MADEIRA BEACH — The city has an "awful, horrible problem," according to City Manager Shane Crawford. It is unlike the problems facing many other cities and counties.
Quite simply, the city has a lot more money than it needs to pay for city operations.
"Other cities would love to have that problem," Crawford told the City Commission last week.
The city will spend $5.5 million this year to pay for salaries and city services such as administration, law enforcement and fire protection.
Another $2.6 million in the city's sales tax fund is budgeted mostly for capital projects.
Those totals do not include another almost $5 million budgeted for sanitation, stormwater, and the marina, as well as special categories such as John's Pass, parking and vehicle replacements.
Many of those services generally pay for themselves through user fees.

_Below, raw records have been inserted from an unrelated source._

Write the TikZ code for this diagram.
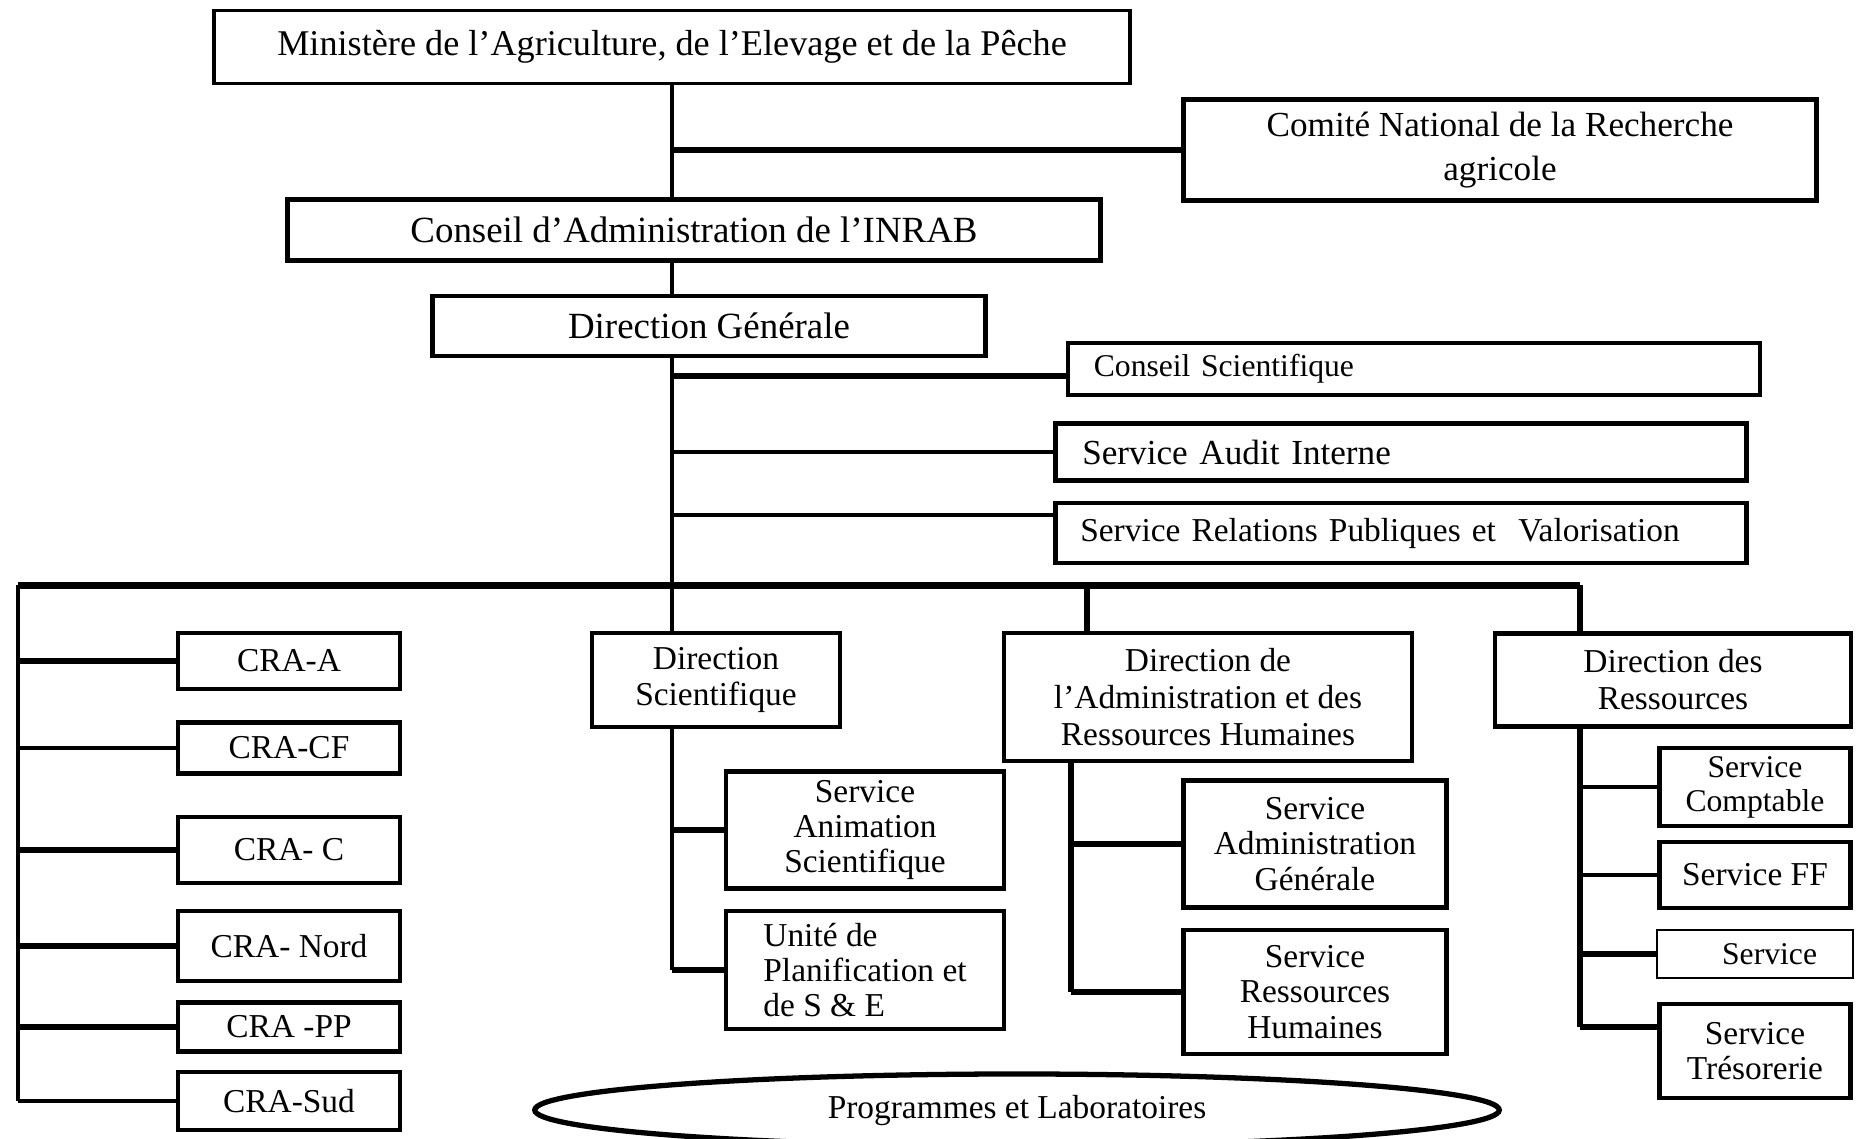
\documentclass[tikz,border=0pt]{standalone}
\usepackage{fontspec}
\setmainfont{Liberation Serif}
\usetikzlibrary{shapes.geometric}

\tikzset{
  unit/.style={draw, line width=1.3pt, fill=white, align=center, inner sep=1pt,
    font=\fontsize{9.5}{10}\selectfont},
  thin link/.style={line width=0.9pt},
  link/.style={line width=1.5pt},
  bus/.style={line width=2pt},
}

\begin{document}
\begin{tikzpicture}[x=0.01cm,y=-0.01cm]
\useasboundingbox (0,0) rectangle (1856,1138);

% top of the chart
\node[unit, line width=1pt, minimum width=9.15cm, minimum height=0.73cm, font=\fontsize{10.3}{12}\selectfont] (min) at (672,47) {Ministère de l’Agriculture, de l’Elevage et de la Pêche};
\node[unit, minimum width=6.33cm, minimum height=1.01cm, font=\fontsize{10}{12.5}\selectfont] (cnr) at (1500,150) {Comité National de la Recherche\\agricole};
\node[unit, minimum width=8.13cm, minimum height=0.61cm, font=\fontsize{10.5}{12}\selectfont] (ca) at (694,230) {Conseil d’Administration de l’INRAB};
\node[unit, minimum width=5.53cm, minimum height=0.60cm, font=\fontsize{10.5}{12}\selectfont] (dg) at (709,326) {Direction Générale};

\node[unit, align=left, text width=6.4cm, inner xsep=0.26cm, minimum height=0.52cm, font=\fontsize{9}{11}\selectfont] (cs) at (1414,369) {Conseil Scientifique};
\node[unit, align=left, text width=6.37cm, inner xsep=0.27cm, minimum height=0.57cm, font=\fontsize{10}{12}\selectfont] (sai) at (1401,452) {Service Audit Interne};
\node[unit, align=left, text width=6.41cm, inner xsep=0.25cm, minimum height=0.60cm] (srp) at (1401,533) {Service Relations Publiques et \ Valorisation};

\coordinate (busl) at (18,585);
\coordinate (busr) at (1580,585);

% regional centres
\node[unit, minimum width=2.22cm, minimum height=0.56cm] (craa) at (289,661) {CRA-A};
\node[unit, minimum width=2.22cm, minimum height=0.51cm] (cracf) at (289,748) {CRA-CF};
\node[unit, minimum width=2.22cm, minimum height=0.66cm] (crac) at (289,850) {CRA- C};
\node[unit, minimum width=2.22cm, minimum height=0.70cm] (cran) at (289,946) {CRA- Nord};
\node[unit, minimum width=2.22cm, minimum height=0.49cm] (crapp) at (289,1027) {CRA -PP};
\node[unit, minimum width=2.22cm, minimum height=0.58cm] (cras) at (289,1101) {CRA-Sud};

% directions
\node[unit, font=\fontsize{9.5}{10.5}\selectfont, minimum width=2.48cm, minimum height=0.94cm] (ds) at (716,680) {Direction\\Scientifique};
\node[unit, minimum width=2.78cm, minimum height=1.17cm] (sas) at (865,830) {Service\\Animation\\Scientifique};
\node[unit, align=left, minimum width=2.78cm, minimum height=1.18cm] (ups) at (865,970) {Unité de\\Planification et\\de S \& E};

\node[unit, font=\fontsize{9.5}{10.5}\selectfont, minimum width=4.08cm, minimum height=1.28cm] (darh) at (1208,697) {Direction de\\l’Administration et des\\Ressources Humaines};
\node[unit, minimum width=2.63cm, minimum height=1.27cm] (sag) at (1315,844) {Service\\Administration\\Générale};
\node[unit, minimum width=2.63cm, minimum height=1.24cm] (srh) at (1315,992) {Service\\Ressources\\Humaines};
\coordinate (ahx) at (1071,0);

\node[unit, font=\fontsize{9.5}{10.5}\selectfont, minimum width=3.56cm, minimum height=0.93cm] (dr) at (1673,680) {Direction des\\Ressources};
\node[unit, font=\fontsize{9}{9.6}\selectfont, minimum width=1.91cm, minimum height=0.78cm] (sc) at (1755,787) {Service\\Comptable};
\node[unit, minimum width=1.91cm, minimum height=0.66cm] (sff) at (1755,875) {Service FF};
\node[unit, line width=0.8pt, align=right, text width=1.24cm, inner xsep=0.36cm, minimum height=0.48cm, font=\fontsize{9}{10}\selectfont] (ssv) at (1755,954) {Service};
\node[unit, minimum width=1.91cm, minimum height=0.94cm] (str) at (1755,1051) {Service\\Trésorerie};

\node[unit, ellipse, line width=1.5pt, minimum width=9.64cm, minimum height=0.72cm, inner sep=0pt] (pl) at (1017,1110) {Programmes et Laboratoires};

% spine
\draw[thin link] (min.south) -- (min.south |- ca.north);
\draw[thin link] (min.south |- ca.south) -- (min.south |- dg.north);
\draw[thin link] (min.south |- dg.south) -- (min.south |- ds.north);
\draw[link] (min.south |- cnr.west) -- (cnr.west);
\draw[link] ([yshift=-0.07cm]min.south |- cs.west) -- ([yshift=-0.07cm]cs.west);
\draw[thin link] (min.south |- sai.west) -- (sai.west);
\draw[thin link] ([yshift=0.18cm]min.south |- srp.west) -- ([yshift=0.18cm]srp.west);

% bus
\draw[bus] (busl) -- (busr);
\draw[thin link] (busl) -- (busl |- cras.west);
\draw[link] (busl |- craa.west) -- (craa.west);
\draw[thin link] (busl |- cracf.west) -- (cracf.west);
\draw[link] (busl |- crac.west) -- (crac.west);
\draw[link] (busl |- cran.west) -- (cran.west);
\draw[link] (busl |- crapp.west) -- (crapp.west);
\draw[thin link] (busl |- cras.west) -- (cras.west);

% scientific direction
\draw[thin link] (min.south |- ds.south) -- (min.south |- ups.west);
\draw[link] (min.south |- sas.west) -- (sas.west);
\draw[link] (min.south |- ups.west) -- (ups.west);

% administration
\draw[link] (darh.north -| 1087,0) -- (1087,585);
\draw[link] (ahx |- darh.south) -- (ahx |- srh.west);
\draw[link] (ahx |- sag.west) -- (sag.west);
\draw[link] (ahx |- srh.west) -- (srh.west);

% resources
\draw[link] (busr) -- (busr |- dr.north);
\draw[link] (busr |- dr.south) -- ([yshift=0.24cm]busr |- str.west);
\draw[thin link] (busr |- sc.west) -- (sc.west);
\draw[thin link] (busr |- sff.west) -- (sff.west);
\draw[link] (busr |- ssv.west) -- (ssv.west);
\draw[link] ([yshift=0.24cm]busr |- str.west) -- ([yshift=0.24cm]str.west);
\end{tikzpicture}
\end{document}
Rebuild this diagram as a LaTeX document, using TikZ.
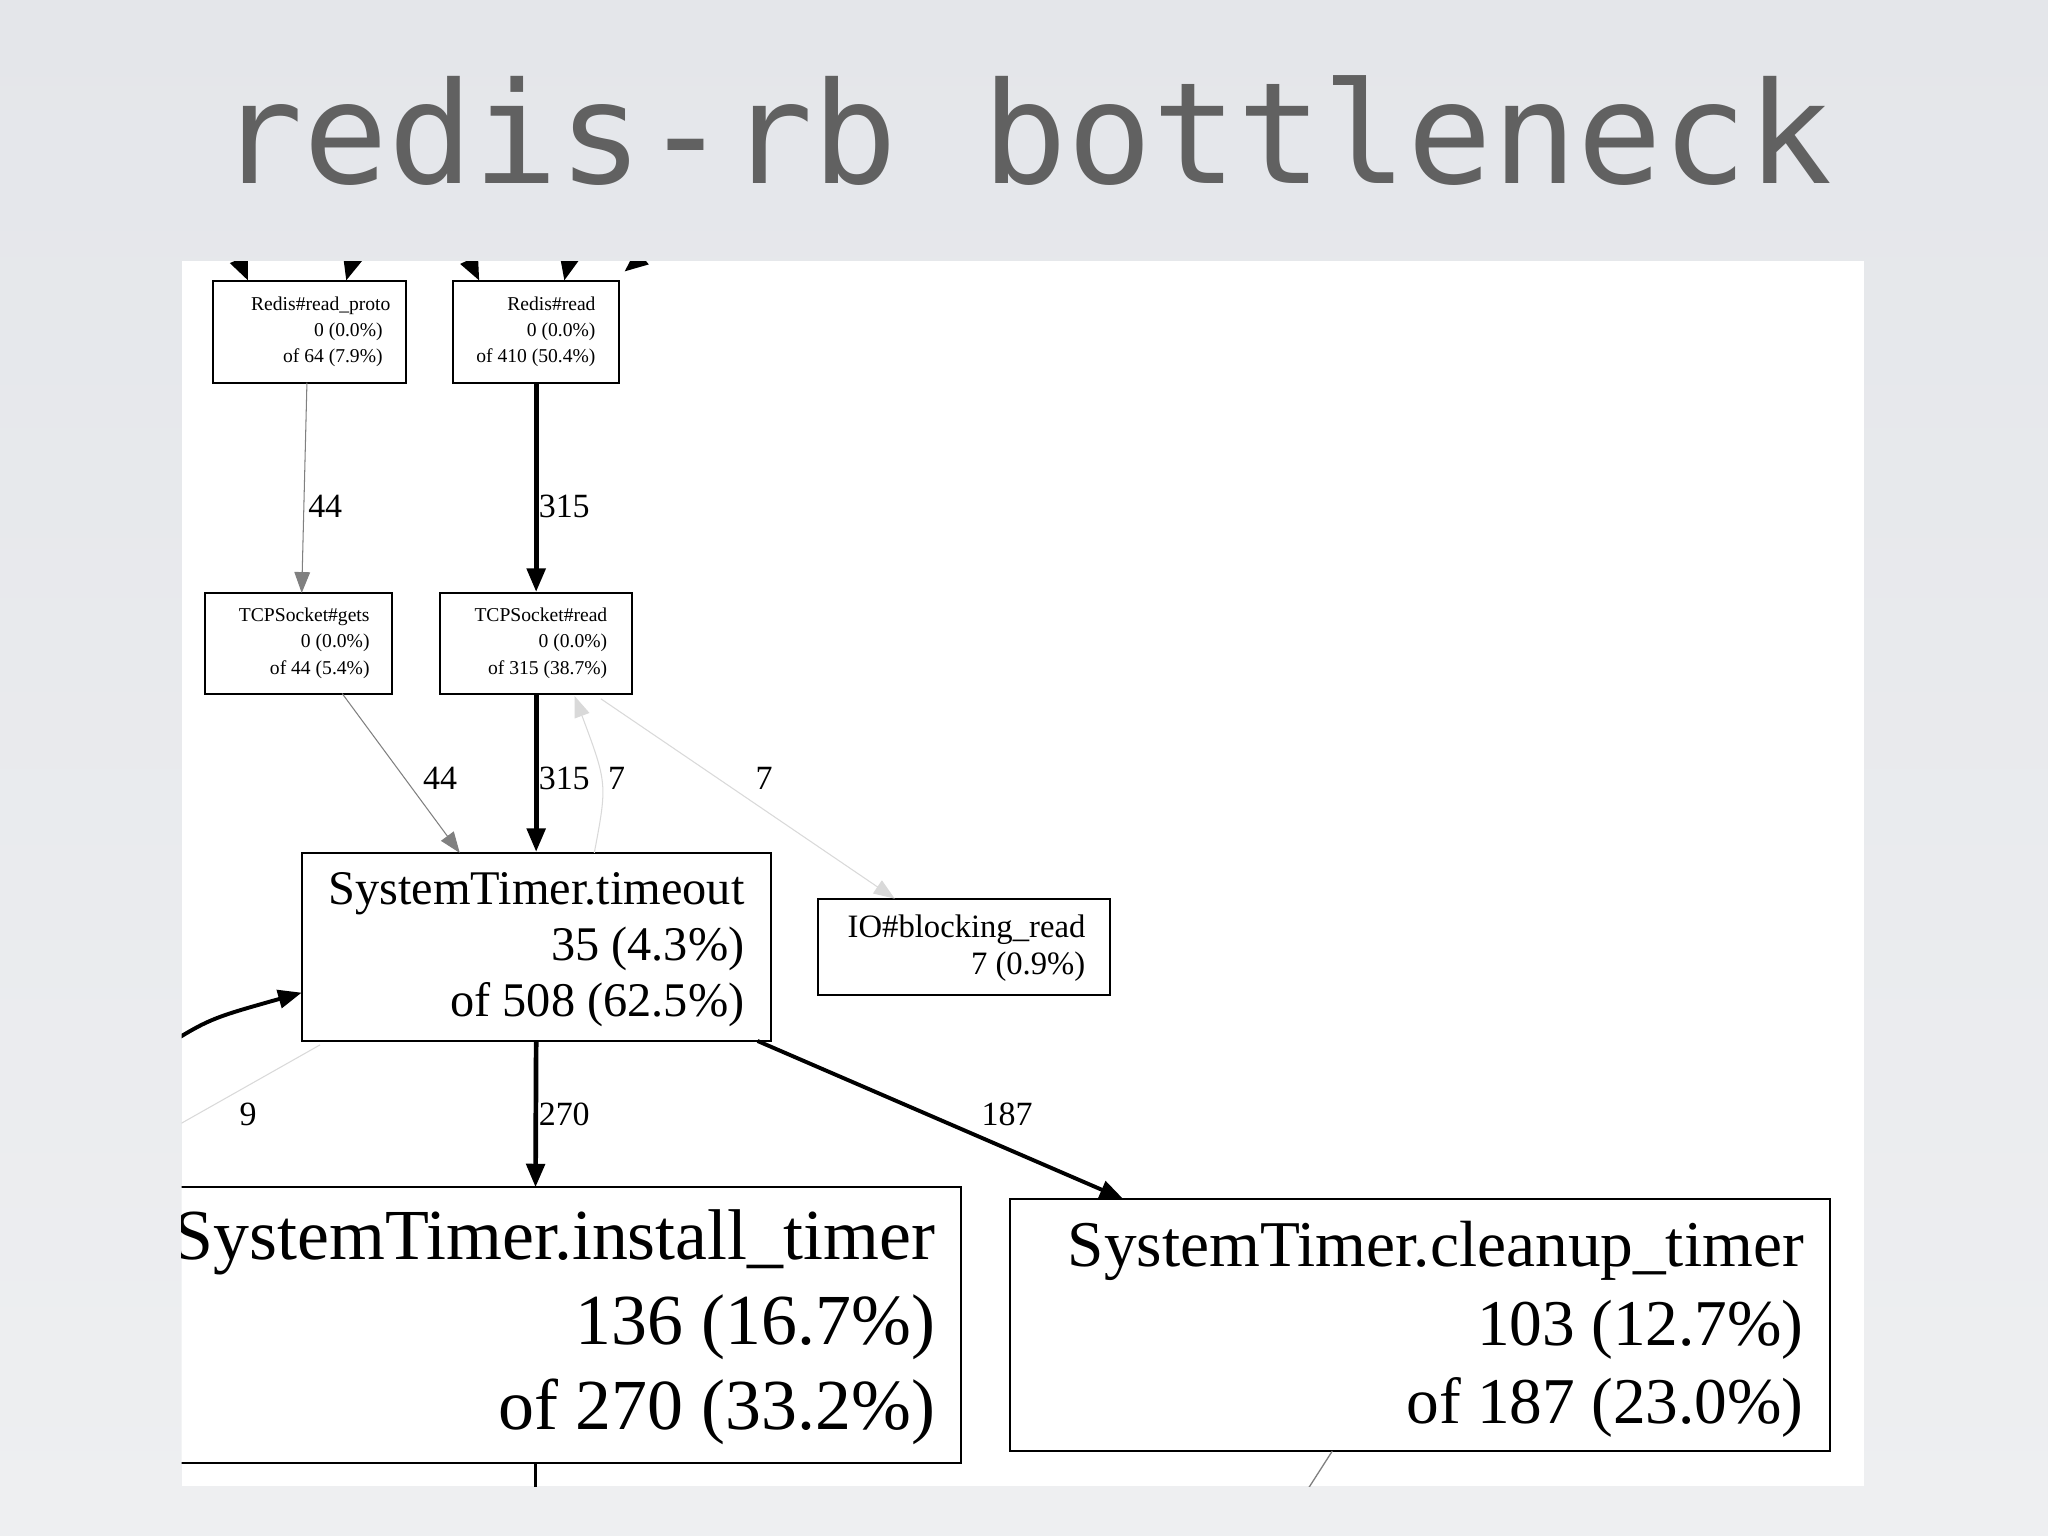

The city also has a reserve fund for both general and capital spending that is not included in the current budget.
In fact, the city has 266 percent of that money actually in the bank or expected to be received from property taxes and other revenues by the end of the city's fiscal year, according to the city's new finance director, Vincent Tenaglia.
That equates to the equivalent of a whopping $14,047,494 savings account.
A little more than half of that amount — just over $7 million — is in the general fund and could be used for anything the commission might want. The rest is money the city receives from the county's Penny for Pinellas sales tax and must be used for capital projects.
City policy is to keep its reserve fund at about 33 percent to have enough money in the event of a hurricane or other emergency.
"This is a lot more than 33 percent. Your cash on hand is very healthy," Crawford said, adding that he will be asking the commission for direction on how to "handle" the extra cash.
The commission is considering rebuilding its aging city hall, fire station and public works building. Within the next few months, Wannemacher Jensen Architects will present concept drawings and initial cost estimates for those buildings.
"We have enough cash to fund some of these building projects and still be very, very healthy with cash reserves," Crawford said.
Crawford and Tenaglia are studying the current budget, as well as collecting needs and wants from various department heads, before drafting the city manager's initial budget proposal.
The city's administrative team plans to present the commission with a budget for the 2012-2013 fiscal year at a meeting June 29.